Народ съежился.
– Почему я тут ночи не сплю, семейного счастья не чувствую, а вы… вместо того чтобы честно, с веселым настроением трудиться, – разные интриги против меня выдумываете? Что, опять хотите жалобу писать? Что, разве я вас обдираю? Отнимаю что-то у вас?
Ходоки стали клясться, что не отнимает.
– А если и отнимаю, – перебил Председатель, – то только для вашей пользы. Потому что я – не только простой председатель. Я – учитель. Этот парень, как его, Ариф… он детей-подростков учит, а я – я вас учу, вас воспитываю, вам светлый путь показываю… Или я вам в плохое место светлый путь указываю? Я – Учитель, а?

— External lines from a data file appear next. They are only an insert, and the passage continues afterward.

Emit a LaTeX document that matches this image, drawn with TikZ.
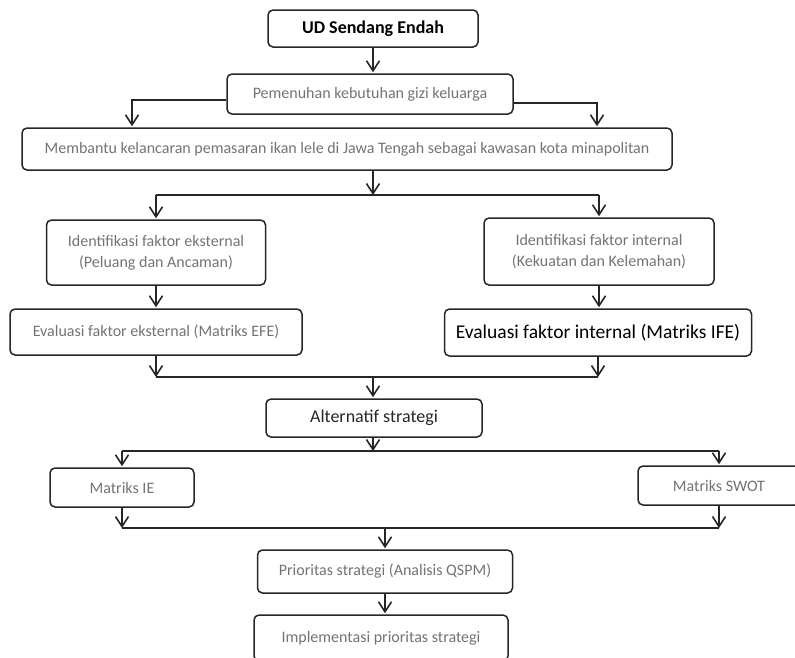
\documentclass[tikz,border=0pt]{standalone}
\usepackage{fontspec}
\setmainfont{Carlito}
\usetikzlibrary{arrows.meta}

\tikzset{
  box/.style={draw=black!85, line width=1.5pt, rounded corners=5pt, align=center,
    inner sep=0pt, text=black!55, font=\fontsize{16}{21}\selectfont},
  arr/.style={line width=1.6pt, draw=black!85, -{Straight Barb[length=10pt,width=13pt,line width=1.6pt]}, shorten >=1pt},
  ln/.style={line width=1.6pt, draw=black!85}
}

\begin{document}
\begin{tikzpicture}[x=1pt,y=-1pt]
\useasboundingbox (0,0) rectangle (795,657);
%\draw[help lines] (0,0) grid[step=50] (795,657);
\begin{scope}
\clip (0,0) rectangle (795,657);
\node[box, minimum width=210, minimum height=37, text=black, font=\fontsize{18}{21}\selectfont\bfseries] (ud) at (373,28.5) {UD Sendang Endah};
\node[box, minimum width=286, minimum height=40] (gizi) at (370,94) {Pemenuhan kebutuhan gizi keluarga};
\node[box, minimum width=650, minimum height=42] (bantu) at (347,149) {Membantu kelancaran pemasaran ikan lele di Jawa Tengah sebagai kawasan kota minapolitan};
\node[box, minimum width=219, minimum height=65] (idex) at (156,252.5) {Identifikasi faktor eksternal\\(Peluang dan Ancaman)};
\node[box, minimum width=230, minimum height=67] (idin) at (599,251.5) {Identifikasi faktor internal\\(Kekuatan dan Kelemahan)};
\node[box, minimum width=292, minimum height=46] (evex) at (156,332) {Evaluasi faktor eksternal (Matriks EFE)};
\node[box, minimum width=307, minimum height=47, text=black, font=\fontsize{19.5}{22}\selectfont] (evin) at (598,332.5) {Evaluasi faktor internal (Matriks IFE)};
\node[box, minimum width=216, minimum height=38, text=black!85, font=\fontsize{18}{21}\selectfont] (alt) at (374,418) {Alternatif strategi};
\node[box, minimum width=144, minimum height=39] (ie) at (122,487.5) {Matriks IE};
\node[box, minimum width=162, minimum height=39] (swot) at (719,485.5) {Matriks SWOT};
\node[box, minimum width=255, minimum height=43] (qspm) at (385,571.5) {Prioritas strategi (Analisis QSPM)};
\node[box, minimum width=254, minimum height=46] (impl) at (381,638) {Implementasi prioritas strategi};
\end{scope}

% alur atas
\draw[arr] (ud.south) -- (ud.south |- gizi.north);
\draw[arr] ([yshift=-6]gizi.west) -| ([xshift=-215]bantu.north);
\draw[arr] ([yshift=-9]gizi.east) -| ([xshift=250]bantu.north);

% cabang identifikasi
\coordinate (s1) at (373,195);
\draw[arr, shorten >=0pt] (s1 |- bantu.south) -- (s1);
\draw[ln] (s1 -| idex) -- (s1 -| idin);
\draw[arr] (s1 -| idex) -- (idex.north);
\draw[arr] (s1 -| idin) -- (idin.north);
\draw[arr] (idex.south) -- (evex.north -| idex);
\draw[arr] (idin.south) -- (evin.north -| idin);

% gabung ke alternatif
\coordinate (s2) at (373,377);
\draw[arr, shorten >=0pt] (evex.south) -- (s2 -| evex);
\draw[arr, shorten >=0pt] (evin.south) -- (s2 -| evin);
\draw[ln] (s2 -| evex) -- (s2 -| evin);
\draw[arr] (s2) -- (alt.north -| s2);

% cabang matriks
\coordinate (s3) at (373,451);
\draw[arr, shorten >=0pt] (alt.south -| s3) -- (s3);
\draw[ln] (s3 -| ie) -- (s3 -| swot);
\draw[arr] (s3 -| ie) -- (ie.north);
\draw[arr] (s3 -| swot) -- (swot.north);

% gabung ke prioritas
\coordinate (s4) at (385,528);
\draw[arr, shorten >=0pt] (ie.south) -- (s4 -| ie);
\draw[arr, shorten >=0pt] (swot.south) -- (s4 -| swot);
\draw[ln] (s4 -| ie) -- (s4 -| swot);
\draw[arr] (s4) -- (qspm.north -| s4);
\draw[arr] (qspm.south) -- (impl.north -| qspm);
\end{tikzpicture}
\end{document}
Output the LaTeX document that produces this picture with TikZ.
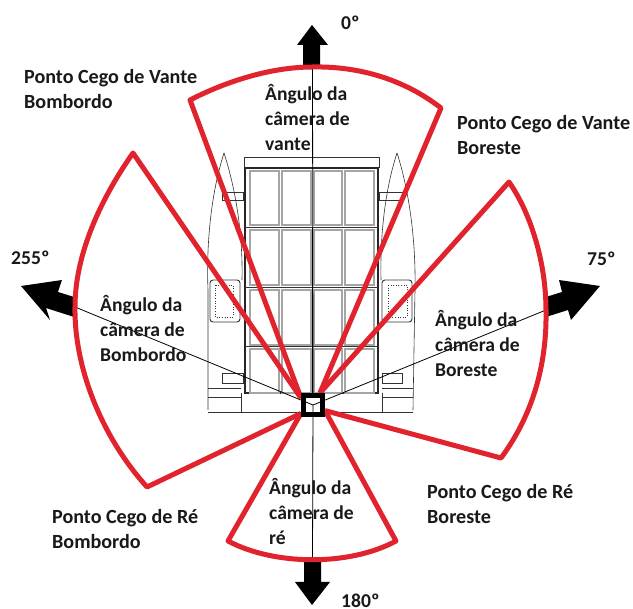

«Учитель… Учитель…» – пыльным эхом откликнулись ходоки.
Стало слышно, как во двор сельсовета въехал, откашливаясь, трактор.
– Почему тогда, – снова включился на полную громкость Председатель, – не живете по моему учению?
Пожелтевшие губы ходоков молчали.
– Почему вы плетете грязные делишки с соседним селом, а?!
В коридоре нарастали шаги; у двери затихли. Забормотали дежурные по замочной щелке: «Бу-бу… жу-жу…»
– Заходи, Искандер! – крикнул Председатель, не дожидаясь вежливого стука.
В кабинет ввалился Участковый.
– Перехватил? – спросил Председатель, начиная поглаживать живот по часовой стрелке.
– Перехватил! – притопнул Искандер-Участковый.
Во дворе темнел трактор с прицепленной цистерной. Возле цистерны, отливая воду, хозяйственной птичкой порхала Ханифа. Увидев выходящих, быстро задвинула ведро с водой и заулыбалась.
– Ух, вредители, – говорил Председатель, обходя цистерну. – Ух, скорпионы в овечьей шкуре… Кто за рулем, говоришь, был? Да, вода… Вода, я уверен, вся отравленная. У них в селе вообще почти вся вода – отравленная. Удивляюсь еще, как они со своей водой не умерли все. Наверное, им террористы противоядие присылают. А уж нам они точно отравленную воду продадут… Или там, в кабине, – противоядие лежит? Загляни-ка. Нет? Хорошо посмотри! Совсем нет? Та-ак. Так я и думал. Вода отравлена! Искандер! Отвезешь ко мне и сольешь в запасные баки. Через два месяца, может, врач придет, я ему на анализ покажу… А вы что смотрите? Не видите, как я тут вашу жизнь спасаю? Я ведь мог вас и покарать рукой закона за эту самодеятельность!
Председатель глядел, моргая, на лица ходоков. Лица были светлыми и пустыми, как на кладбищенских фотографиях. В цистерне тихо плескалась их надежда. Эту надежду теперь куда-то увезут и продадут на анализ.
У Сабира – того самого, у которого был в первый день Учитель, – по щеке ползла оса; он не чувствовал. В его тощих коленях вдруг сработал какой-то механизм, и Сабир упал.
Сабир упал и пополз, как большое насекомое, к ногам Председателя. «Акя… Акя! жена умирает… дочка умирает… корова умирает… воды нет, один песок остался…»
– Эй, Сабир! – отпихнул его Председатель. – Ты что, голову бесноватой овцы съел? Вставай… уходи.
«Жена умирает… дети умирают… умрут, обмыть нечем… от воды – песок один остался… песок пьем…»
– Сабир… Да поднимите его, шайтаны! Что встали…
Несколько рук впилось в извивающееся тело. Запрокинулось лицо. Сабир пытался поймать председательские ноги, но ловил только поднятую пыль; его оттащили.
Прижав к земле, плеснули в лицо из кружки.
– Вода… – улыбался Сабир, слизывая с губ мокрую глину.
Председатель развернулся и направился обратно в сельсовет.
Под кумачовым «Добро пожаловать» он остановился и поглядел из-под тяжелых век назад.
Люди возились с Сабиром – тень рассудка возвращалась к нему… Участковый, прислонясь к цистерне, ковырял в зубах. Ханифа следила, как бы не стащили ее ведро.
И Председатель засмеялся.
Смех болтался в нем и выскакивал маленькими отрыжками наружу; Председатель даже сам не мог понять, откуда в нем накопилось столько веселья. Люди смотрели на него выпуклыми муравьиными глазами.